CAMPHILL, Pa. – In Florida, the past two years have been the deadliest in prison history. In Pennsylvania, 50 staffers became sick recently and 33 inmates were hospitalized, triggering a 12-day statewide prison lockdown.The culprit: synthetic marijuana, or K2.
The drug is flowing into prisons across the country, and has become one of the leading causes of death among inmates, experts say. Law enforcement officials call it one of the most dangerous drug problems the correctional system has ever seen.
“This is a national phenomenon – Ohio, Mississippi, Arkansas and others – have all seen a spike in occurrences and drug-related overdoses,” said Pennsylvania Department of Corrections Secretary John Wetzel. “And now it’s our turn.”
On August 29, Wetzel closed 25 prisons to visitors and halted most mail service for its 46,768 inmates after what correction officials believe was a mass exposure to K2.
“We had to stabilize the situation,” said Wetzel. “This has been building over the last two months. In July, we had 22 inmates with drug overdoses, 23 in August and a series of about 50 staff reported illness.”
The increase in overdoses has prompted the department to launch new security measures and policies, including drone-detection equipment, high-tech body scanners and possible lifetime bans on prison visits for anyone caught trying to sneak drugs into prisons. The goal of the security measures, Wetzel said, is to try to stop all drugs from entering the prison through several known methods, including regular mail, outside books and publications, drones and visits from family and friends.
The new measures will cost Pennsylvanians $15 million.
But Pennsylvania is not the only state experiencing deadly K2 outbreaks in its prisons.

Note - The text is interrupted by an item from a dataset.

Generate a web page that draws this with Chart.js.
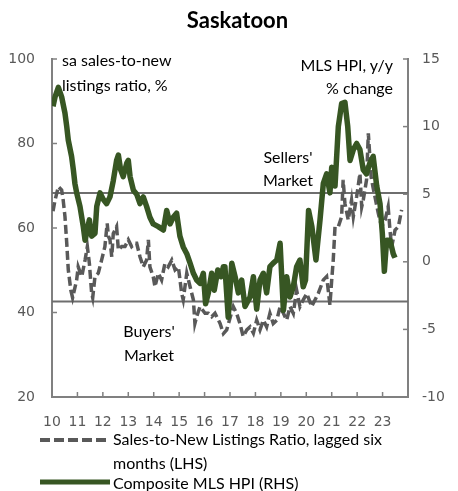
<!DOCTYPE html>
<html>
<head>
<meta charset="utf-8">
<script src="https://cdn.jsdelivr.net/npm/chart.js@4.4.1/dist/chart.umd.min.js"></script>
<style>
  html, body { margin: 0; padding: 0; background: #fff; }
  #wrap { position: relative; width: 458px; height: 491px; overflow: hidden; font-family: Lato, "Open Sans", sans-serif; color: #000; }
  #c { position: absolute; left: 0; top: 0; }
  .t { position: absolute; white-space: nowrap; line-height: 1; }
  #title { left: 0; width: 475px; text-align: center; top: 9px; font-weight: bold; font-size: 22px; }
  .ann { font-size: 16px; }
  .leg { font-size: 16px; }
  svg { position: absolute; }
</style>
</head>
<body>
<div id="wrap">
  <canvas id="c" width="458" height="491"></canvas>
  <div class="t" id="title">Saskatoon</div>
  <div class="t ann" style="left:62px;top:52px;">sa sales-to-new</div>
  <div class="t ann" style="left:62px;top:77px;">listings ratio, %</div>
  <div class="t ann" style="right:65px;top:57px;">MLS HPI, y/y</div>
  <div class="t ann" style="right:65px;top:80px;">% change</div>
  <div class="t ann" style="left:238px;width:100px;text-align:center;top:149px;">Sellers'</div>
  <div class="t ann" style="left:238px;width:100px;text-align:center;top:172px;">Market</div>
  <div class="t ann" style="left:99px;width:100px;text-align:center;top:323px;">Buyers'</div>
  <div class="t ann" style="left:99px;width:100px;text-align:center;top:347px;">Market</div>
  <svg style="left:38px;top:434px" width="74" height="12"><line x1="2" y1="6" x2="72" y2="6" stroke="#595959" stroke-width="4" stroke-dasharray="10,4"/></svg>
  <div class="t leg" style="left:113px;top:431px;">Sales-to-New Listings Ratio, lagged six</div>
  <div class="t leg" style="left:113px;top:455px;">months (LHS)</div>
  <svg style="left:38px;top:476px" width="74" height="12"><line x1="2" y1="6" x2="72" y2="6" stroke="#375623" stroke-width="5"/></svg>
  <div class="t leg" style="left:113px;top:475px;">Composite MLS HPI (RHS)</div>
</div>
<script>
// Composite MLS HPI, y/y % change (right axis)
const hpiDates = [2010.04,2010.12,2010.25,2010.38,2010.51,2010.58,2010.64,2010.77,2010.84,2010.90,2010.97,2011.10,2011.23,2011.30,2011.36,2011.47,2011.56,2011.69,2011.76,2011.89,2012.02,2012.15,2012.28,2012.41,2012.54,2012.61,2012.70,2012.80,2012.94,2013.00,2013.07,2013.20,2013.33,2013.46,2013.59,2013.72,2013.85,2013.98,2014.18,2014.38,2014.51,2014.64,2014.77,2014.90,2015.03,2015.16,2015.30,2015.43,2015.56,2015.69,2015.82,2015.95,2016.04,2016.15,2016.28,2016.38,2016.52,2016.65,2016.74,2016.80,2016.93,2017.07,2017.20,2017.33,2017.46,2017.59,2017.79,2017.92,2018.05,2018.18,2018.31,2018.44,2018.57,2018.70,2018.84,2018.97,2019.10,2019.23,2019.36,2019.49,2019.62,2019.75,2019.88,2019.97,2020.09,2020.22,2020.38,2020.54,2020.67,2020.80,2020.93,2021.00,2021.13,2021.26,2021.39,2021.52,2021.63,2021.72,2021.85,2021.98,2022.11,2022.24,2022.37,2022.50,2022.63,2022.77,2022.90,2022.99,2023.07,2023.16,2023.29,2023.42,2023.49];
const hpiValues = [11.5,12.2,12.9,12.2,11.0,10.0,9.0,7.8,6.8,5.8,5.1,4.1,2.6,1.6,2.1,3.1,1.9,2.1,4.1,5.1,4.6,4.3,4.8,6.0,7.5,7.9,6.8,6.3,7.3,7.5,6.3,5.3,5.0,4.3,4.8,4.1,3.3,2.8,2.6,2.35,3.8,2.8,3.3,3.6,1.9,1.1,0.6,-0.1,-0.85,-1.35,-1.6,-0.85,-3.1,-2.3,-0.85,-2.1,-0.6,-1.1,-0.36,-0.36,-4.1,-0.1,-1.1,-2.3,-1.35,-3.3,-2.6,-1.1,-3.5,-1.35,-0.85,-2.3,-0.36,-0.1,0.13,1.37,-3.6,-1.1,-2.6,-1.85,-0.36,0.13,-1.85,-1.35,3.8,2.6,0.13,3.1,5.8,6.5,5.1,7.0,5.6,10.0,11.7,11.8,10.0,7.5,8.3,8.75,8.3,6.8,6.5,7.3,7.8,5.6,4.3,2.1,-0.7,1.6,1.6,0.6,0.3];

// Sales-to-new listings ratio, lagged six months (left axis)
const snlrDates = [2010.04,2010.12,2010.25,2010.38,2010.44,2010.51,2010.58,2010.64,2010.74,2010.81,2010.97,2011.03,2011.17,2011.30,2011.39,2011.47,2011.56,2011.60,2011.69,2011.82,2011.95,2012.08,2012.17,2012.22,2012.28,2012.35,2012.41,2012.54,2012.61,2012.74,2012.87,2013.00,2013.13,2013.26,2013.33,2013.46,2013.59,2013.72,2013.79,2013.85,2013.98,2014.05,2014.18,2014.31,2014.44,2014.57,2014.71,2014.84,2014.97,2015.10,2015.16,2015.30,2015.43,2015.56,2015.62,2015.69,2015.82,2016.02,2016.15,2016.28,2016.41,2016.61,2016.74,2016.87,2017.13,2017.26,2017.39,2017.52,2017.66,2017.79,2017.92,2018.05,2018.18,2018.31,2018.44,2018.57,2018.70,2018.84,2018.97,2019.10,2019.23,2019.36,2019.49,2019.62,2019.75,2019.88,2020.02,2020.21,2020.47,2020.67,2020.80,2020.93,2021.00,2021.06,2021.13,2021.26,2021.39,2021.45,2021.52,2021.65,2021.78,2021.85,2021.98,2022.11,2022.18,2022.24,2022.37,2022.44,2022.50,2022.55,2022.62,2022.70,2022.83,2022.96,2023.10,2023.22,2023.29,2023.36,2023.49,2023.62,2023.75,2023.88];
const snlrValues = [64.0,66.6,69.8,69.0,66.6,62.7,56.4,50.1,45.3,43.5,47.7,50.8,48.5,52.4,55.6,51.6,44.5,43.5,48.5,49.3,52.4,55.6,61.1,58.0,57.2,53.2,58.7,60.3,54.8,55.6,55.6,57.2,55.6,56.4,56.4,53.2,50.8,52.4,57.2,50.8,48.5,46.1,49.3,47.7,51.6,50.8,52.4,50.1,50.8,44.5,43.0,49.3,46.1,43.0,37.4,39.0,41.4,39.8,39.8,39.0,39.8,37.4,35.0,35.9,41.4,39.8,37.4,34.3,35.9,36.6,35.1,38.2,35.9,38.2,36.6,39.8,37.4,38.2,41.4,39.8,38.2,41.4,39.8,45.3,41.4,43.0,44.5,41.4,44.5,47.7,48.5,41.8,47.7,52.4,60.3,60.3,62.7,71.4,65.8,61.9,66.6,62.7,67.4,72.9,65.0,66.6,71.4,82.4,76.9,72.1,69.8,67.4,63.5,60.3,61.9,65.0,59.5,55.6,59.5,60.3,64.3];

// Market thresholds (left axis)
const sellersLevel = 68.3;
const buyersLevel = 42.6;
const xRange = [2010, 2024];

const axisColor = '#808080';
const tickColor = '#595959';

const insideTicks = {
  id: 'insideTicks',
  afterDatasetsDraw(chart) {
    const ctx = chart.ctx;
    const a = chart.chartArea;
    ctx.save();
    ctx.strokeStyle = axisColor;
    ctx.lineWidth = 1.5;
    const len = 5;
    const x = chart.scales.x, y = chart.scales.y, y1 = chart.scales.y1;
    x.ticks.forEach(t => {
      const px = x.getPixelForValue(t.value);
      ctx.beginPath(); ctx.moveTo(px, a.bottom); ctx.lineTo(px, a.bottom - len); ctx.stroke();
    });
    y.ticks.forEach(t => {
      const py = y.getPixelForValue(t.value);
      ctx.beginPath(); ctx.moveTo(a.left, py); ctx.lineTo(a.left + len, py); ctx.stroke();
    });
    y1.ticks.forEach(t => {
      const py = y1.getPixelForValue(t.value);
      ctx.beginPath(); ctx.moveTo(a.right, py); ctx.lineTo(a.right - len, py); ctx.stroke();
    });
    ctx.restore();
  }
};

const pts = (xs, ys) => xs.map((v, i) => ({x: v, y: ys[i]}));
const tickFont = { family: 'DejaVu Sans', size: 14 };

new Chart(document.getElementById('c'), {
  type: 'line',
  data: {
    datasets: [
      { label: 'Sellers', data: pts(xRange, [sellersLevel, sellersLevel]), yAxisID: 'y', borderColor: '#6e6e6e', borderWidth: 2, pointRadius: 0, order: 3 },
      { label: 'Buyers', data: pts(xRange, [buyersLevel, buyersLevel]), yAxisID: 'y', borderColor: '#6e6e6e', borderWidth: 2, pointRadius: 0, order: 3 },
      { label: 'Sales-to-New Listings Ratio, lagged six months (LHS)', data: pts(snlrDates, snlrValues), yAxisID: 'y', borderColor: '#595959', borderWidth: 3.5, borderDash: [9, 4], pointRadius: 0, order: 2 },
      { label: 'Composite MLS HPI (RHS)', data: pts(hpiDates, hpiValues), yAxisID: 'y1', borderColor: '#375623', borderWidth: 5.5, pointRadius: 0, order: 1, borderJoinStyle: 'round' }
    ]
  },
  options: {
    responsive: false,
    devicePixelRatio: 1,
    animation: false,
    layout: { padding: { top: 59, left: 0, right: 0, bottom: 0 } },
    plugins: { legend: { display: false }, title: { display: false }, tooltip: { enabled: false } },
    scales: {
      x: {
        type: 'linear', min: 2010, max: 2024,
        afterFit(s) { s.height = 94; },
        grid: { display: false, drawTicks: false },
        border: { color: axisColor, width: 2 },
        ticks: { stepSize: 1, autoSkip: false, maxRotation: 0, padding: 17, color: tickColor, font: tickFont,
          callback: v => v < 2024 ? String(v).slice(2) : '' }
      },
      y: {
        position: 'left', min: 20, max: 100,
        afterFit(s) { s.width = 52; },
        grid: { display: false, drawTicks: false },
        border: { color: axisColor, width: 2 },
        ticks: { stepSize: 20, padding: 17, color: tickColor, font: tickFont }
      },
      y1: {
        position: 'right', min: -10, max: 15,
        afterFit(s) { s.width = 50; },
        grid: { display: false, drawTicks: false },
        border: { color: axisColor, width: 2 },
        ticks: { stepSize: 5, padding: 14, color: tickColor, font: tickFont }
      }
    }
  },
  plugins: [insideTicks]
});
</script>
</body>
</html>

According to a report by the Miami Herald, the past two years have been the deadliest in Florida prison history. The top killer, according to an internal Florida Department of Corrections audit: synthetic marijuana, more commonly called K2 or Spice — the same substance found in the Pennsylvania prison system. Last year alone, the Florida corrections department confiscated 56,549 grams of K2.
The Arkansas Department of Corrections was one of the first systems to implement increased security measures after logging 1,136 reports of K2 last year. The department placed a ban on newspaper clippings and original pieces of mail delivered to inmates after officers discovered paper laced with the drug. Now, prisoners receive personal pieces of mail after the staff has photocopied it.
Even Texas, the nation’s largest state-run system with 110 prisons, has seen a spike in K2 use among inmates.
"K2 is the new drug of choice, inside and outside of prison," said Inspector General Bruce Toney of the Texas Department of Criminal Justice, during a 2017 interview with the Houston Chronicle.
Typically, the chemical-made drug resembles marijuana and is sprayed onto dried plant matter and packaged for resale. But Wetzel believes that in Pennsylvania, the drug has been sprayed onto paper or liquefied into printer ink and fed into the prison through inmate mailings, much like in Arkansas.
“Employees began complaining of shortness of breath, fast heart rates and dizziness,” said Wetzel, “The odorless substance makes it so hard to detect. Without these added security measures, we just wouldn’t have the staff to stop it.”
Inmates are attracted to the drug because it’s so difficult to detect during random drug tests.
“K2 is particularly appealing to the prison population,” said Patrick Trainor, a special agent for the U.S. Drug Enforcement Administration, “because it’s psychoactive substances traditionally go undetected during a urine test.”
Dr. Jeanmarie Perrone, director of medical toxicology at the University of Pennsylvania’s Perelman School of Medicine, said the growing use of K2 among the inmate population could be “catastrophic.”
“Any drug use in prison is a problem,” Perrone said, “but when you are intermixing K2 [a compound that is constantly evolving] with fentanyl like we’ve seen throughout the region all summer — it can be a disaster waiting to happen.”
Pennsylvania State Police and corrections staff will continue to investigate the sources of illegal drugs, but the status of those probes are unclear.
In the meantime, Wetzel, who said his goal is to stop all drug traffic into the prison, believes safety will help provide a healthy environment for all inmates.
“The vast majority of inmates are doing the right thing,” he said, “but we can’t create a rehabilitative environment if it isn’t safe.”